# Confidence Interval for Cumulative Success

I would like to calculate a confidence interval for the probability of a process succeeding after a given amount of time by running the process $$n$$ independent times and recording the time at which each run succeeded. Essentially, I would like to add confidence intervals to a plot like this: I think this can be modelled as the probability of $$n$$ coins having ever come up heads after $$t=1,2,\ldots$$ flips. If I had $$n$$ independent runs of each different number of flips, I would expect to model the confidence interval at each number of flips as a binomial proportion confidence interval, e.g.,

1. flip all coins ($$n_1 = n$$) once each (i.e., $$t=1$$) and count each coin that came up heads ($$s_1$$),
2. flip all coins ($$n_2 = n$$) twice each (i.e., $$t=2$$) and count each coin that came up heads on either flip ($$s_2$$),
3. etc.

and then calculate the Clopper–Pearson interval for each $$s_t/n$$.

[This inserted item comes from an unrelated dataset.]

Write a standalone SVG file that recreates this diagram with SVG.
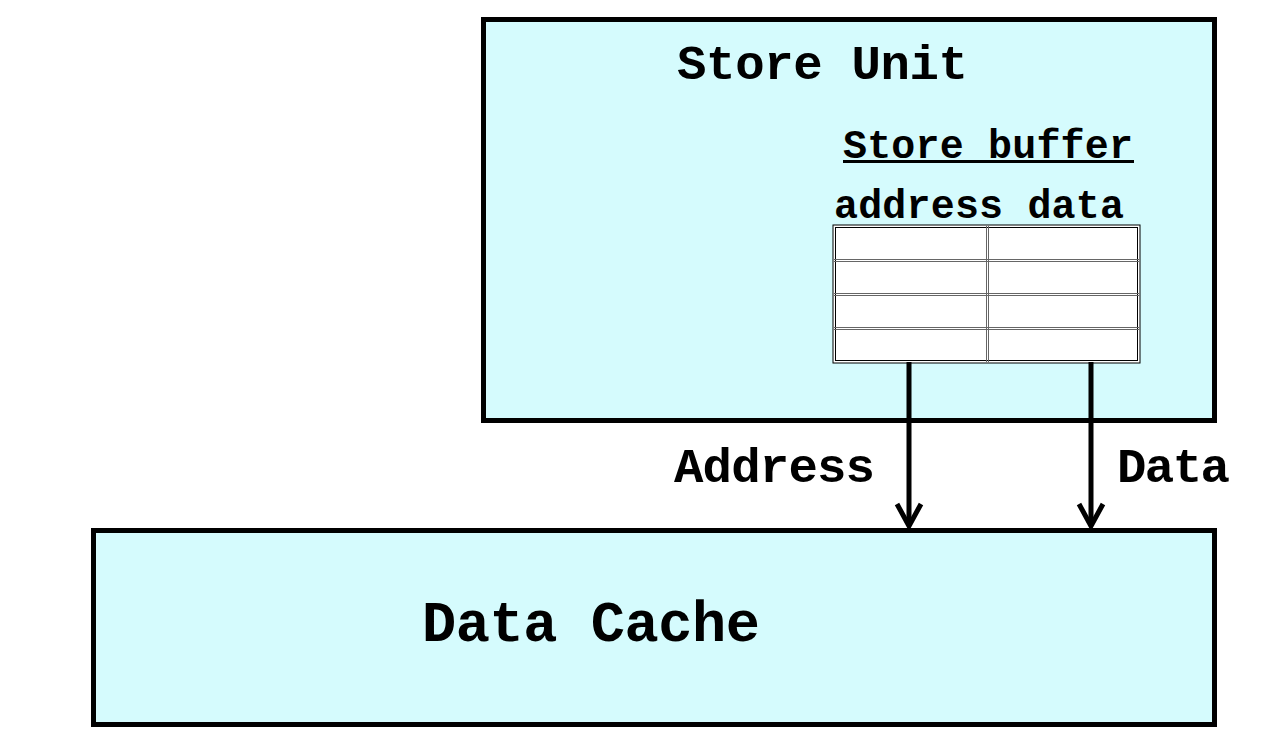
<svg xmlns="http://www.w3.org/2000/svg" width="1282" height="746" viewBox="0 0 1282 746">
<style>
.box{fill:#d5fbfd;stroke:#000;stroke-width:5}
.t{font-family:"Liberation Mono","Courier New",monospace;font-weight:bold;fill:#000}
.grid{stroke:#666;stroke-width:1;fill:none}
.conn{stroke:#000;stroke-width:5;fill:none}
</style>
<rect width="1282" height="746" fill="#fff"/>
<g id="store-unit">
<rect class="box" x="483.5" y="19.5" width="731" height="401"/>
<text class="t" x="677" y="79" font-size="49" textLength="291">Store Unit</text>
</g>
<g id="store-buffer">
<text class="t" x="843" y="158" font-size="40" textLength="290">Store buffer</text>
<line x1="843" y1="161.5" x2="1134" y2="161.5" stroke="#000" stroke-width="3"/>
<text class="t" x="834" y="218" font-size="40" textLength="290">address data</text>
<rect x="833" y="225" width="307" height="138" fill="#fff" stroke="#000" stroke-width="1"/>
<rect x="835.5" y="227.5" width="302" height="133" fill="none" stroke="#000" stroke-width="1"/>
<line class="grid" x1="834" y1="259.5" x2="1139" y2="259.5"/>
<line class="grid" x1="834" y1="261.5" x2="1139" y2="261.5"/>
<line class="grid" x1="834" y1="293.5" x2="1139" y2="293.5"/>
<line class="grid" x1="834" y1="295.5" x2="1139" y2="295.5"/>
<line class="grid" x1="834" y1="327.5" x2="1139" y2="327.5"/>
<line class="grid" x1="834" y1="329.5" x2="1139" y2="329.5"/>
<line class="grid" x1="986.5" y1="226" x2="986.5" y2="362"/>
<line class="grid" x1="988.5" y1="226" x2="988.5" y2="362"/>
</g>
<g id="data-cache">
<rect class="box" x="93.5" y="530.5" width="1121" height="194"/>
<text class="t" x="422" y="641" font-size="57" textLength="338">Data Cache</text>
</g>
<g id="connectors">
<line class="conn" x1="909" y1="362" x2="909" y2="526"/>
<polyline class="conn" points="897,504 909,526 921,504"/>
<line class="conn" x1="1091" y1="362" x2="1091" y2="526"/>
<polyline class="conn" points="1079,504 1091,526 1103,504"/>
<text class="t" x="674" y="482" font-size="49" textLength="201">Address</text>
<text class="t" x="1117" y="482" font-size="49" textLength="113">Data</text>
</g>
</svg>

But in this scenario the subsequent flips aren't independent and it is equivalent to,

1. flipping all coins ($$n_1 = n$$) once (i.e., $$t=1$$) and counting the number of heads ($$s_1$$),
2. flipping only the coins that weren't heads ($$n_2 = n-s_1$$) again (i.e., $$t=2$$) and counting the cumulative number of heads ($$s_1 + s_2$$),
3. etc.

In this cumulative scenario, I could still calculate the Clopper-Pearson interval at each $$t$$ from $$\frac{\sum_{i=1}^t s_i}{n}$$, but is that correct? It seems like it ignores the time relationship...

I'm sure this is a common problem and I am just thinking about it wrong or not using the right terms/language, so any direction is appreciated! If it is relevant, I am actually interested in the problem when $$t$$ is a real valued number (e.g., the amount of time a process has been running).